Your goal: Exactly repeat the material, dropping every picture from the copy.

=====

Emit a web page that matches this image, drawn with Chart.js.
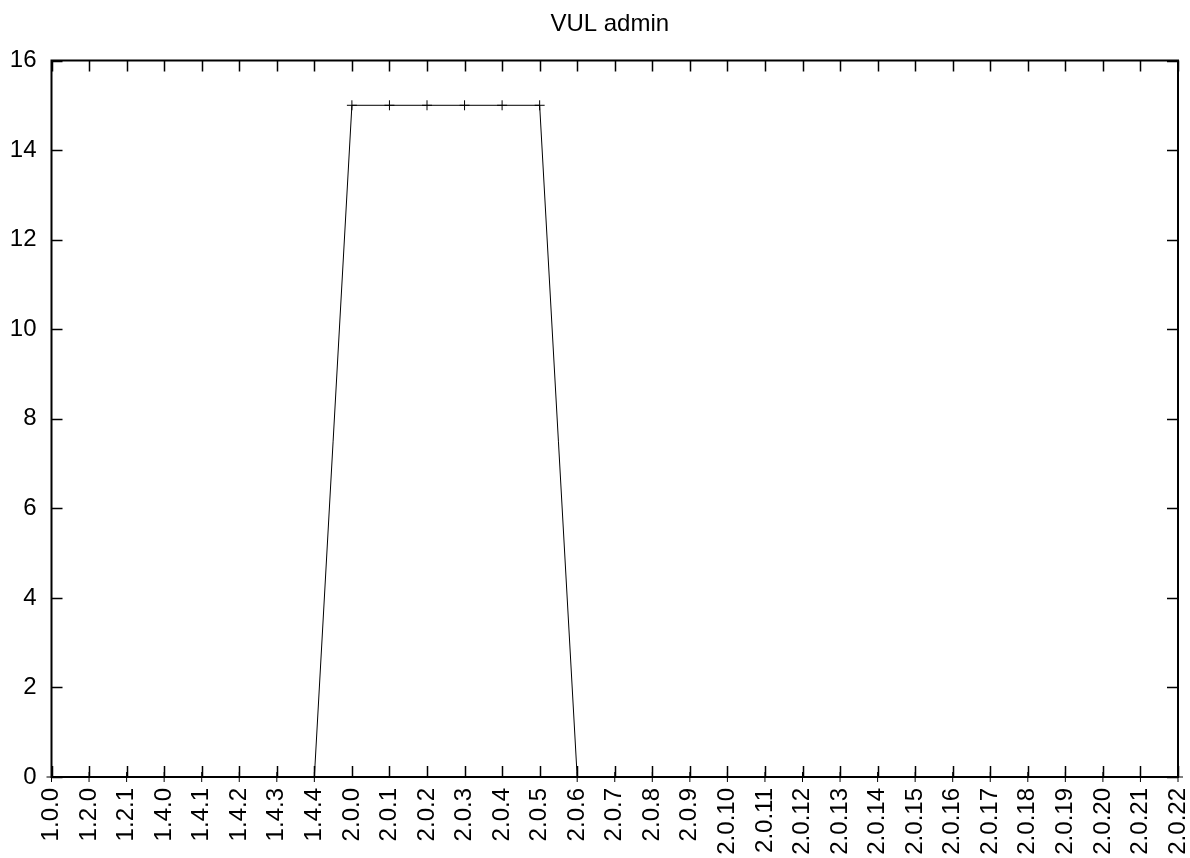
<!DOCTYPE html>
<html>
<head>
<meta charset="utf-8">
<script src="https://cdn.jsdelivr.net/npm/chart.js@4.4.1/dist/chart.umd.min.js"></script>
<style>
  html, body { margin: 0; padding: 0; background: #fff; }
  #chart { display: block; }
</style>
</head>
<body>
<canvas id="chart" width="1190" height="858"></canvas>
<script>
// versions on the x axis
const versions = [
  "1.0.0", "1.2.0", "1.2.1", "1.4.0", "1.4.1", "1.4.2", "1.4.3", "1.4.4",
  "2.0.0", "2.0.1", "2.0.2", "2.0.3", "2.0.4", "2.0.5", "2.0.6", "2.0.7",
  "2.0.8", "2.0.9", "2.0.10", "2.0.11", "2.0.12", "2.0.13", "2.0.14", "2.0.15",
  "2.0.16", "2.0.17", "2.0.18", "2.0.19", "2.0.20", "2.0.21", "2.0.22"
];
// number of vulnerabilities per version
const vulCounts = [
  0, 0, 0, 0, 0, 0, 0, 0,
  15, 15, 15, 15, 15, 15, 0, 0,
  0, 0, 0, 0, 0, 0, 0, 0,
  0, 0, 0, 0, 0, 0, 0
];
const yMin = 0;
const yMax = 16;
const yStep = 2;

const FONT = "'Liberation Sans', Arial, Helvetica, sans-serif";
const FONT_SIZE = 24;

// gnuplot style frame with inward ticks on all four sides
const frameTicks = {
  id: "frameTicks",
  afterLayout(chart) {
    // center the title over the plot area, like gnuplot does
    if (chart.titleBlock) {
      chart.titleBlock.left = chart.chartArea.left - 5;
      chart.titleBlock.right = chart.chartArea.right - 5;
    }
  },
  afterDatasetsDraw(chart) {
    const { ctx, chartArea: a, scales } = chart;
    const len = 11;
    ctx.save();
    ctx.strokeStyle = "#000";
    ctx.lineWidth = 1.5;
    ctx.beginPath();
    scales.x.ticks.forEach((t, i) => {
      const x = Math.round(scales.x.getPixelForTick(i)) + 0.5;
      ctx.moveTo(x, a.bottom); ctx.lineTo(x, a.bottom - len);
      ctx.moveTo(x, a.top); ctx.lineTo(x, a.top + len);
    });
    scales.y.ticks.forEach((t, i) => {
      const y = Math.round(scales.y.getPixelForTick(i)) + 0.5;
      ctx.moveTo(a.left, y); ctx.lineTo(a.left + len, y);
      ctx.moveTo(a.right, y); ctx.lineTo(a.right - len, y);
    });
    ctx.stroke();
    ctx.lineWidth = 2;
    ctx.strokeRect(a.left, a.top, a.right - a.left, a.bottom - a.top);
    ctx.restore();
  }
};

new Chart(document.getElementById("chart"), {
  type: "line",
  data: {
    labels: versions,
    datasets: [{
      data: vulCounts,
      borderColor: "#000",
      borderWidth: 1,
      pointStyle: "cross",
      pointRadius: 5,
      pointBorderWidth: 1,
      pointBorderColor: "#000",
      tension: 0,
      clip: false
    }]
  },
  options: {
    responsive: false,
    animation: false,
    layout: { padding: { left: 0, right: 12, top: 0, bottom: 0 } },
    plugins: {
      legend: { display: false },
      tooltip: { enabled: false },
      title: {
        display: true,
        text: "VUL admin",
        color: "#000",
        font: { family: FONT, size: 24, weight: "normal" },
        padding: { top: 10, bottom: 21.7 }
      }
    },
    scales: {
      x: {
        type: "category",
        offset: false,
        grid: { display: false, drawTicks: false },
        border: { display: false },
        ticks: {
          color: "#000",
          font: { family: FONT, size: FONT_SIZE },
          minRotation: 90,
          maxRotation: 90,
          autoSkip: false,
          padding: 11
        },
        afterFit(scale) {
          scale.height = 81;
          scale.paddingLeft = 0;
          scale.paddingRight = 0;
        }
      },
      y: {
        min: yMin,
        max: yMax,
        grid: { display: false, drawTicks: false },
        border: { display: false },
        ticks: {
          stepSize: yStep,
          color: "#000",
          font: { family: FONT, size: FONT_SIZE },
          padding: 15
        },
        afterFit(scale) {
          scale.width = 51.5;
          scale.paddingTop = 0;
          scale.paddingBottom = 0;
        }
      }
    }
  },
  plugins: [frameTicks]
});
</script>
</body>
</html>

=====

Exercise response:
Emit a web page that matches this image, drawn with Chart.js.
<!DOCTYPE html>
<html>
<head>
<meta charset="utf-8">
<script src="https://cdn.jsdelivr.net/npm/chart.js@4.4.1/dist/chart.umd.min.js"></script>
<style>
  html, body { margin: 0; padding: 0; background: #fff; }
  #chart { display: block; }
</style>
</head>
<body>
<canvas id="chart" width="1190" height="858"></canvas>
<script>
// versions on the x axis
const versions = [
  "1.0.0", "1.2.0", "1.2.1", "1.4.0", "1.4.1", "1.4.2", "1.4.3", "1.4.4",
  "2.0.0", "2.0.1", "2.0.2", "2.0.3", "2.0.4", "2.0.5", "2.0.6", "2.0.7",
  "2.0.8", "2.0.9", "2.0.10", "2.0.11", "2.0.12", "2.0.13", "2.0.14", "2.0.15",
  "2.0.16", "2.0.17", "2.0.18", "2.0.19", "2.0.20", "2.0.21", "2.0.22"
];
// number of vulnerabilities per version
const vulCounts = [
  0, 0, 0, 0, 0, 0, 0, 0,
  15, 15, 15, 15, 15, 15, 0, 0,
  0, 0, 0, 0, 0, 0, 0, 0,
  0, 0, 0, 0, 0, 0, 0
];
const yMin = 0;
const yMax = 16;
const yStep = 2;

const FONT = "'Liberation Sans', Arial, Helvetica, sans-serif";
const FONT_SIZE = 24;

// gnuplot style frame with inward ticks on all four sides
const frameTicks = {
  id: "frameTicks",
  afterLayout(chart) {
    // center the title over the plot area, like gnuplot does
    if (chart.titleBlock) {
      chart.titleBlock.left = chart.chartArea.left - 5;
      chart.titleBlock.right = chart.chartArea.right - 5;
    }
  },
  afterDatasetsDraw(chart) {
    const { ctx, chartArea: a, scales } = chart;
    const len = 11;
    ctx.save();
    ctx.strokeStyle = "#000";
    ctx.lineWidth = 1.5;
    ctx.beginPath();
    scales.x.ticks.forEach((t, i) => {
      const x = Math.round(scales.x.getPixelForTick(i)) + 0.5;
      ctx.moveTo(x, a.bottom); ctx.lineTo(x, a.bottom - len);
      ctx.moveTo(x, a.top); ctx.lineTo(x, a.top + len);
    });
    scales.y.ticks.forEach((t, i) => {
      const y = Math.round(scales.y.getPixelForTick(i)) + 0.5;
      ctx.moveTo(a.left, y); ctx.lineTo(a.left + len, y);
      ctx.moveTo(a.right, y); ctx.lineTo(a.right - len, y);
    });
    ctx.stroke();
    ctx.lineWidth = 2;
    ctx.strokeRect(a.left, a.top, a.right - a.left, a.bottom - a.top);
    ctx.restore();
  }
};

new Chart(document.getElementById("chart"), {
  type: "line",
  data: {
    labels: versions,
    datasets: [{
      data: vulCounts,
      borderColor: "#000",
      borderWidth: 1,
      pointStyle: "cross",
      pointRadius: 5,
      pointBorderWidth: 1,
      pointBorderColor: "#000",
      tension: 0,
      clip: false
    }]
  },
  options: {
    responsive: false,
    animation: false,
    layout: { padding: { left: 0, right: 12, top: 0, bottom: 0 } },
    plugins: {
      legend: { display: false },
      tooltip: { enabled: false },
      title: {
        display: true,
        text: "VUL admin",
        color: "#000",
        font: { family: FONT, size: 24, weight: "normal" },
        padding: { top: 10, bottom: 21.7 }
      }
    },
    scales: {
      x: {
        type: "category",
        offset: false,
        grid: { display: false, drawTicks: false },
        border: { display: false },
        ticks: {
          color: "#000",
          font: { family: FONT, size: FONT_SIZE },
          minRotation: 90,
          maxRotation: 90,
          autoSkip: false,
          padding: 11
        },
        afterFit(scale) {
          scale.height = 81;
          scale.paddingLeft = 0;
          scale.paddingRight = 0;
        }
      },
      y: {
        min: yMin,
        max: yMax,
        grid: { display: false, drawTicks: false },
        border: { display: false },
        ticks: {
          stepSize: yStep,
          color: "#000",
          font: { family: FONT, size: FONT_SIZE },
          padding: 15
        },
        afterFit(scale) {
          scale.width = 51.5;
          scale.paddingTop = 0;
          scale.paddingBottom = 0;
        }
      }
    }
  },
  plugins: [frameTicks]
});
</script>
</body>
</html>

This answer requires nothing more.